*GIVEN TASK*
Pull every line that holds the word "this" from the entries.

*INFORMATION SUPPLIED*
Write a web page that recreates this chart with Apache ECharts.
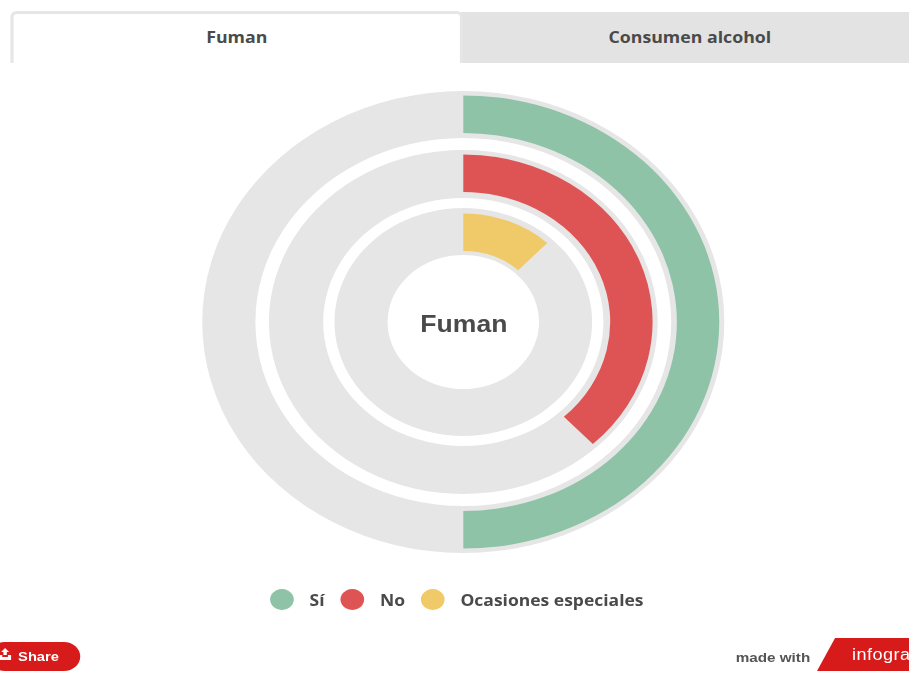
<!DOCTYPE html>
<html>
<head>
<meta charset="utf-8">
<title>Fuman</title>
<script src="https://cdn.jsdelivr.net/npm/echarts@6/dist/echarts.min.js"></script>
<style>
  html, body { margin: 0; padding: 0; width: 909px; height: 673px; overflow: hidden; background: #fff; }
  /* the reference is stretched sideways, so everything is laid out narrow and scaled */
  #page { position: absolute; left: 0; top: 0; width: 805px; height: 673px; transform: scaleX(1.13); transform-origin: 0 0; font-family: "Open Sans", sans-serif; color: #4a4a4a; filter: blur(0.4px); }
  #chart { position: absolute; left: 0; top: 0; width: 805px; height: 673px; }
  .tab { position: absolute; box-sizing: border-box; text-align: center; font-weight: 700; font-size: 15.7px; line-height: 50px; }
  #tab2 { left: 408px; top: 12px; width: 397px; height: 51px; background: #e3e3e3; padding-left: 8px; }
  #tab1 { left: 9px; top: 11px; width: 401px; height: 52px; background: #fff; border: 3px solid #e6e6e6; border-bottom: none; border-radius: 6px 6px 0 0; line-height: 46px; }
  #share { position: absolute; left: -10px; top: 642px; width: 81px; height: 29px; background: #d71a1a; border-radius: 15px; color: #fff; font: bold 13px/29px "Liberation Sans", sans-serif; }
  #share span { position: absolute; left: 26px; }
  #share svg { position: absolute; left: 9px; top: 6px; }
  #madewith { position: absolute; left: 651px; top: 649px; font: bold 13.5px/18px "Liberation Sans", sans-serif; color: #555; }
  #badge { position: absolute; left: 723px; top: 638px; width: 82px; height: 33px; background: #d71a1a; clip-path: polygon(16px 0, 100% 0, 100% 100%, 0 100%); color: #fff; font: 16px/33px "Liberation Sans", sans-serif; }
  #badge span { position: absolute; left: 31px; top: 0; letter-spacing: 0.4px; }
</style>
</head>
<body>
<div id="page">
  <div id="chart"></div>
  <div class="tab" id="tab2">Consumen alcohol</div>
  <div class="tab" id="tab1">Fuman</div>
  <div id="share">
    <svg width="11" height="12" viewBox="0 0 11 12"><path d="M0 7h3v2h5V7h3v5H0zM5.5 0L9 4H7v3H4V4H2z" fill="#fff"/></svg>
    <span>Share</span>
  </div>
  <div id="madewith">made with</div>
  <div id="badge"><span>infogra</span></div>
</div>
<script>
  var categories = ['Sí', 'No', 'Ocasiones especiales']
  var values = [50, 38, 12]
  var colors = ['#8ec3a7', '#de5455', '#f0ca69']
  var tabTitle = 'Fuman'

  var trackRadius = [[184, 231], [124, 172], [67, 114]]
  var barRadius = [[189, 226.5], [130, 167.5], [71, 108.5]]
  var center = [410, 322]

  var series = []
  categories.forEach(function (name, i) {
    // gris de fondo
    series.push({
      type: 'pie',
      silent: true,
      center: center,
      radius: trackRadius[i],
      label: {show: false},
      labelLine: {show: false},
      itemStyle: {color: '#e6e6e6'},
      data: [{name: 'track', value: 100}]
    })
    series.push({
      type: 'pie',
      silent: true,
      center: center,
      radius: barRadius[i],
      startAngle: 90,
      clockwise: true,
      label: {show: false},
      labelLine: {show: false},
      data: [
        {name: name, value: values[i], itemStyle: {color: colors[i]}},
        {name: 'resto', value: 100 - values[i], itemStyle: {color: 'transparent'}}
      ]
    })
  })

  var myChart = echarts.init(document.getElementById('chart'), null, {renderer: 'svg'})
  myChart.setOption({
    animation: false,
    color: colors,
    title: {
      text: tabTitle,
      left: 405.5,
      top: 307,
      textAlign: 'center',
      textStyle: {color: '#4a4a4a', fontSize: 23.5, fontWeight: 'bold', fontFamily: 'Liberation Sans'}
    },
    legend: {
      data: categories.map(function (name, i) {
        return {name: name, itemStyle: {color: colors[i]}}
      }),
      left: 234,
      top: 584,
      icon: 'circle',
      itemWidth: 21,
      itemHeight: 21,
      itemGap: 14,
      selectedMode: false,
      textStyle: {color: '#4a4a4a', fontSize: 15.5, fontWeight: 'bold', fontFamily: 'Open Sans', padding: [0, 0, 0, 9]}
    },
    series: series
  })
</script>
</body>
</html>
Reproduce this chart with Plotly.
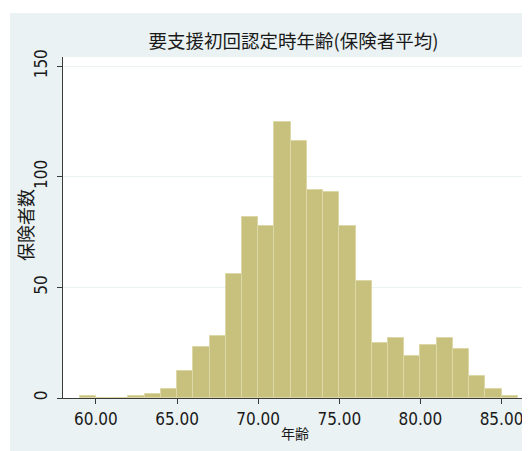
import plotly.graph_objects as go

# ---- data ----
bin_left_edges = [59, 60, 61, 62, 63, 64, 65, 66, 67, 68, 69, 70, 71, 72, 73,
                  74, 75, 76, 77, 78, 79, 80, 81, 82, 83, 84, 85]
counts = [1, 0, 0, 1, 2, 4, 12, 23, 28, 56, 82, 78, 125, 116, 94,
          93, 78, 53, 25, 27, 19, 24, 27, 22, 10, 4, 1]
bin_width = 1.0

x_tick_vals = [60, 65, 70, 75, 80, 85]
x_tick_text = ["60.00", "65.00", "70.00", "75.00", "80.00", "85.00"]
y_tick_vals = [0, 50, 100, 150]
y_tick_text = ["0", "50", "100", "150"]

title_text = "要支援初回認定時年齢(保険者平均)"
x_title = "年齢"
y_title = "保険者数"

# ---- style ----
BG = "#EAF2F3"
BAR = "#C8C17E"
BAR_LINE = "#DCD7A6"
AXIS = "#3a3a3a"
CJK = "Noto Sans CJK JP, Noto Sans CJK SC, sans-serif"
NUM = "Liberation Sans Narrow, Arial Narrow, DejaVu Sans Condensed, Liberation Sans, Arial, sans-serif"

# the page body has an 8px margin, so the figure is 8px smaller than the window
W, H = 522, 443

fig = go.Figure()
fig.add_trace(go.Bar(
    x=bin_left_edges, y=counts, width=bin_width, offset=0,
    marker=dict(color=BAR, line=dict(color=BAR_LINE, width=1)),
    hoverinfo="x+y", showlegend=False,
))

fig.update_layout(
    width=W, height=H,
    margin=dict(l=55, r=3, t=49, b=53, autoexpand=False),
    paper_bgcolor="white", plot_bgcolor="white",
    bargap=0,
    title=dict(text=title_text, x=285.5 / W, xref="container", xanchor="center",
               y=1 - 33.7 / H, yref="container", yanchor="middle",
               font=dict(family=CJK, size=18.5, color="#1a1a1a")),
    shapes=[
        dict(type="rect", xref="paper", yref="paper", x0=-0.1142, x1=1.2,
             y0=-0.3, y1=1.129, fillcolor=BG, line=dict(width=0), layer="below"),
        dict(type="rect", xref="paper", yref="paper", x0=0, x1=1,
             y0=0, y1=1, fillcolor="white", line=dict(width=0), layer="below"),
    ],
    annotations=[
        dict(text=y_title, xref="paper", yref="paper", x=-0.0819, y=0.507,
             xanchor="center", yanchor="middle", textangle=-90, showarrow=False,
             font=dict(family=CJK, size=18, color="#1a1a1a")),
    ],
    xaxis=dict(
        range=[57.97, 86.57], tickvals=x_tick_vals, ticktext=x_tick_text,
        showgrid=False, zeroline=False, showline=True, linecolor=AXIS, linewidth=1,
        ticks="outside", ticklen=5, tickcolor=AXIS, tickwidth=1,
        ticklabelstandoff=1,
        tickfont=dict(family=NUM, size=17, color="#1a1a1a"),
        title=dict(text=x_title, standoff=0, font=dict(family=CJK, size=14, color="#1a1a1a")),
    ),
    yaxis=dict(
        range=[0, 154.2], tickvals=y_tick_vals, ticktext=y_tick_text,
        showgrid=True, gridcolor=BG, gridwidth=1, zeroline=False,
        showline=True, linecolor=AXIS, linewidth=1,
        ticks="outside", ticklen=5, tickcolor=AXIS, tickwidth=1,
        tickangle=-90, ticklabelstandoff=3,
        tickfont=dict(family=NUM, size=17, color="#1a1a1a"),
    ),
)

fig.write_html("out.html")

*FULL SOLUTION*
Write a web page that recreates this chart with Apache ECharts.
Reproduce this chart with Plotly.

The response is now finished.